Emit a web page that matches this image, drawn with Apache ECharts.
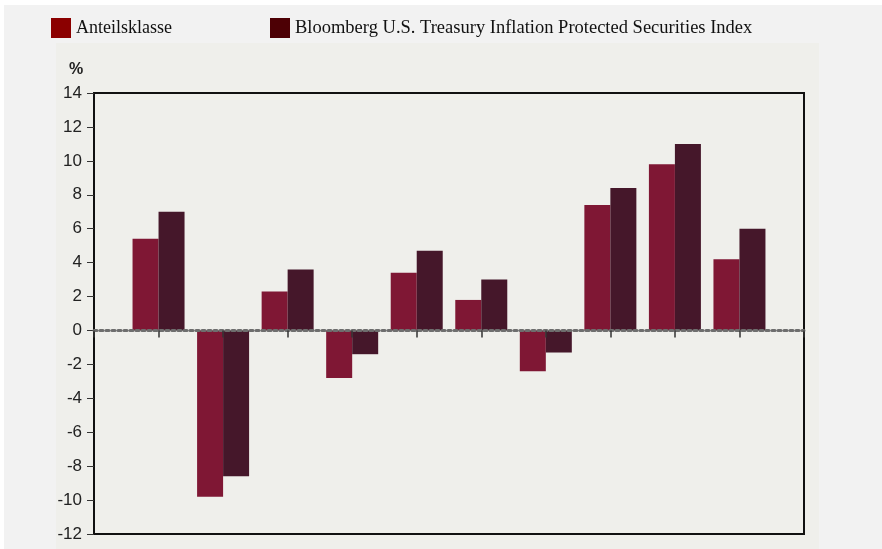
<!DOCTYPE html>
<html>
<head>
<meta charset="utf-8">
<script src="https://cdn.jsdelivr.net/npm/echarts@6/dist/echarts.min.js"></script>
<style>
  html, body { margin: 0; padding: 0; background: #ffffff; }
  #chart { width: 882px; height: 549px; }
</style>
</head>
<body>
<div id="chart"></div>
<script>
// Kategorien (leer an den Rändern, damit die Gruppen zwischen den Rahmen liegen)
var categories = ['', '1', '2', '3', '4', '5', '6', '7', '8', '9', '10', '']
var seriesNames = ['Anteilsklasse', 'Bloomberg U.S. Treasury Inflation Protected Securities Index']
var anteilsklasse = [null, 5.4, -9.8, 2.3, -2.8, 3.4, 1.8, -2.4, 7.4, 9.8, 4.2, null]
var benchmark = [null, 7.0, -8.6, 3.6, -1.4, 4.7, 3.0, -1.3, 8.4, 11.0, 6.0, null]
var yTicks = { min: -12, max: 14, interval: 2 }

var myChart = echarts.init(document.getElementById('chart'))

var option = {
    backgroundColor: '#ffffff',
    animation: false,
    graphic: [
        { type: 'rect', z: -10, shape: { x: 4, y: 5, width: 878, height: 544 }, style: { fill: '#f2f2f2' } },
        { type: 'rect', z: -9, shape: { x: 56, y: 43, width: 763, height: 506 }, style: { fill: '#efefeb' } }
    ],
    title: {
        text: '%',
        left: 64,
        top: 57,
        textStyle: { fontFamily: 'Liberation Sans', fontWeight: 'bold', fontSize: 16, color: '#222' }
    },
    legend: [{
        left: 46,
        top: 13,
        itemWidth: 20,
        itemHeight: 20,
        icon: 'rect',
        textStyle: { fontFamily: 'Liberation Serif', fontSize: 18, color: '#111' },
        data: [{ name: seriesNames[0], itemStyle: { color: '#8b0000' } }]
    }, {
        left: 265,
        top: 13,
        itemWidth: 20,
        itemHeight: 20,
        icon: 'rect',
        textStyle: { fontFamily: 'Liberation Serif', fontSize: 18.5, color: '#111' },
        data: [{ name: seriesNames[1], itemStyle: { color: '#4d0005' } }]
    }],
    grid: {
        left: 94,
        top: 93,
        right: 78,
        bottom: 15,
        show: true,
        backgroundColor: '#efefeb',
        borderColor: '#111',
        borderWidth: 2,
        containLabel: false
    },
    xAxis: {
        type: 'category',
        data: categories,
        boundaryGap: false,
        z: 5,
        axisLine: { onZero: true, lineStyle: { color: '#6e6e6e', width: 3, type: [3, 3] } },
        axisTick: { show: true, inside: false, length: 7, interval: 0, lineStyle: { color: '#333', width: 1.5 } },
        axisLabel: { show: false },
        splitLine: { show: false }
    },
    yAxis: {
        type: 'value',
        min: yTicks.min,
        max: yTicks.max,
        interval: yTicks.interval,
        axisLine: { show: true, onZero: false, lineStyle: { color: '#111', width: 2 } },
        axisTick: { show: true, length: 7, lineStyle: { color: '#333' } },
        axisLabel: { margin: 12, fontFamily: 'Liberation Sans Narrow, Liberation Sans', fontSize: 17, color: '#222' },
        splitLine: { show: false }
    },
    series: [{
        name: seriesNames[0],
        type: 'bar',
        barWidth: 26,
        barGap: '0%',
        itemStyle: { color: '#7f1734' },
        data: anteilsklasse
    }, {
        name: seriesNames[1],
        type: 'bar',
        barWidth: 26,
        barGap: '0%',
        itemStyle: { color: '#45172a' },
        data: benchmark
    }]
}
myChart.setOption(option)
</script>
</body>
</html>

------

= PROBLEM TO SOLVE =
All of the lines above should be retyped precisely, apart from the pictures.

= RESULT FOR THIS EXERCISE =
Emit a web page that matches this image, drawn with Apache ECharts.
<!DOCTYPE html>
<html>
<head>
<meta charset="utf-8">
<script src="https://cdn.jsdelivr.net/npm/echarts@6/dist/echarts.min.js"></script>
<style>
  html, body { margin: 0; padding: 0; background: #ffffff; }
  #chart { width: 882px; height: 549px; }
</style>
</head>
<body>
<div id="chart"></div>
<script>
// Kategorien (leer an den Rändern, damit die Gruppen zwischen den Rahmen liegen)
var categories = ['', '1', '2', '3', '4', '5', '6', '7', '8', '9', '10', '']
var seriesNames = ['Anteilsklasse', 'Bloomberg U.S. Treasury Inflation Protected Securities Index']
var anteilsklasse = [null, 5.4, -9.8, 2.3, -2.8, 3.4, 1.8, -2.4, 7.4, 9.8, 4.2, null]
var benchmark = [null, 7.0, -8.6, 3.6, -1.4, 4.7, 3.0, -1.3, 8.4, 11.0, 6.0, null]
var yTicks = { min: -12, max: 14, interval: 2 }

var myChart = echarts.init(document.getElementById('chart'))

var option = {
    backgroundColor: '#ffffff',
    animation: false,
    graphic: [
        { type: 'rect', z: -10, shape: { x: 4, y: 5, width: 878, height: 544 }, style: { fill: '#f2f2f2' } },
        { type: 'rect', z: -9, shape: { x: 56, y: 43, width: 763, height: 506 }, style: { fill: '#efefeb' } }
    ],
    title: {
        text: '%',
        left: 64,
        top: 57,
        textStyle: { fontFamily: 'Liberation Sans', fontWeight: 'bold', fontSize: 16, color: '#222' }
    },
    legend: [{
        left: 46,
        top: 13,
        itemWidth: 20,
        itemHeight: 20,
        icon: 'rect',
        textStyle: { fontFamily: 'Liberation Serif', fontSize: 18, color: '#111' },
        data: [{ name: seriesNames[0], itemStyle: { color: '#8b0000' } }]
    }, {
        left: 265,
        top: 13,
        itemWidth: 20,
        itemHeight: 20,
        icon: 'rect',
        textStyle: { fontFamily: 'Liberation Serif', fontSize: 18.5, color: '#111' },
        data: [{ name: seriesNames[1], itemStyle: { color: '#4d0005' } }]
    }],
    grid: {
        left: 94,
        top: 93,
        right: 78,
        bottom: 15,
        show: true,
        backgroundColor: '#efefeb',
        borderColor: '#111',
        borderWidth: 2,
        containLabel: false
    },
    xAxis: {
        type: 'category',
        data: categories,
        boundaryGap: false,
        z: 5,
        axisLine: { onZero: true, lineStyle: { color: '#6e6e6e', width: 3, type: [3, 3] } },
        axisTick: { show: true, inside: false, length: 7, interval: 0, lineStyle: { color: '#333', width: 1.5 } },
        axisLabel: { show: false },
        splitLine: { show: false }
    },
    yAxis: {
        type: 'value',
        min: yTicks.min,
        max: yTicks.max,
        interval: yTicks.interval,
        axisLine: { show: true, onZero: false, lineStyle: { color: '#111', width: 2 } },
        axisTick: { show: true, length: 7, lineStyle: { color: '#333' } },
        axisLabel: { margin: 12, fontFamily: 'Liberation Sans Narrow, Liberation Sans', fontSize: 17, color: '#222' },
        splitLine: { show: false }
    },
    series: [{
        name: seriesNames[0],
        type: 'bar',
        barWidth: 26,
        barGap: '0%',
        itemStyle: { color: '#7f1734' },
        data: anteilsklasse
    }, {
        name: seriesNames[1],
        type: 'bar',
        barWidth: 26,
        barGap: '0%',
        itemStyle: { color: '#45172a' },
        data: benchmark
    }]
}
myChart.setOption(option)
</script>
</body>
</html>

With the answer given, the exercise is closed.